4.1. The OpenDKIM Project
The OpenDKIM Project (http://www.opendkim.org) is an open source
project providing a DKIM support library, an email filter for use
with Mail Transfer Agents (MTAs), and a set of tools to assist with
deployment of DKIM.
4.1.1. Details
Recent releases have included an optional feature to record
statistics about messages with and without DKIM signatures. Sites
enabling this feature can choose to share the data with the project's
development team as part of this interoperability report work. The
data can be anonymized to conceal the sending domain and client IP
addresses, though these data are passed through a one-way hash to
enable collation of data from common sources.
4.1.2. Results
At the time of writing of this document, five weeks of data had been
collected.

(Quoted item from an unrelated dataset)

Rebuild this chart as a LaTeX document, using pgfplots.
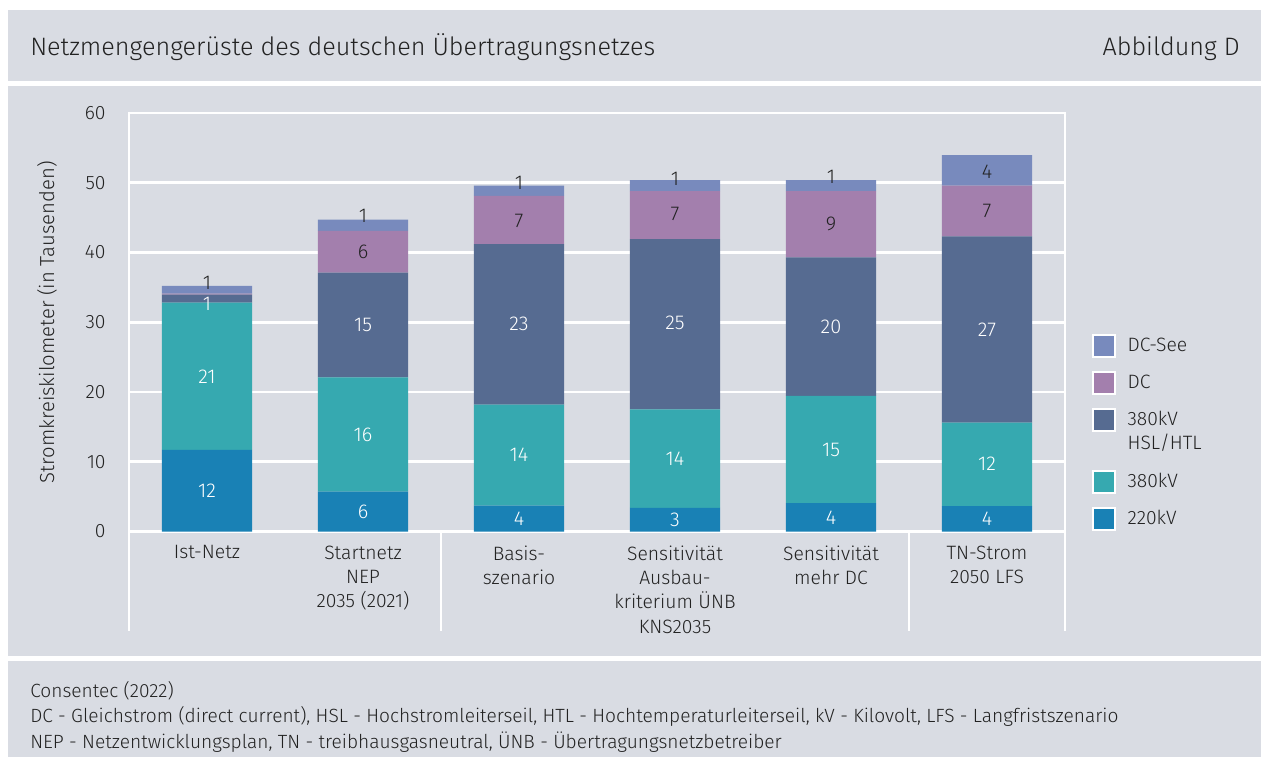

The results of this effort are as follows:
Reporting Hosts: six individual MTAs representing four distinct
ADMDs
Total Messages: 2558218
Signatures: 1869088 messages (73.0%) were not signed; 676133 (26.4%)
had one signature; 12906 (0.5%) had two signatures; the remainder
(less than 0.01%) had more.
Signing Algorithms: 50.5% of signatures used "rsa-sha1", while the
balance used "rsa-sha256".
Header Canonicalization Algorithms: 14.7% of signatures used
"simple", while the balance used "relaxed"; when grouped by
domains, the percentages were similar.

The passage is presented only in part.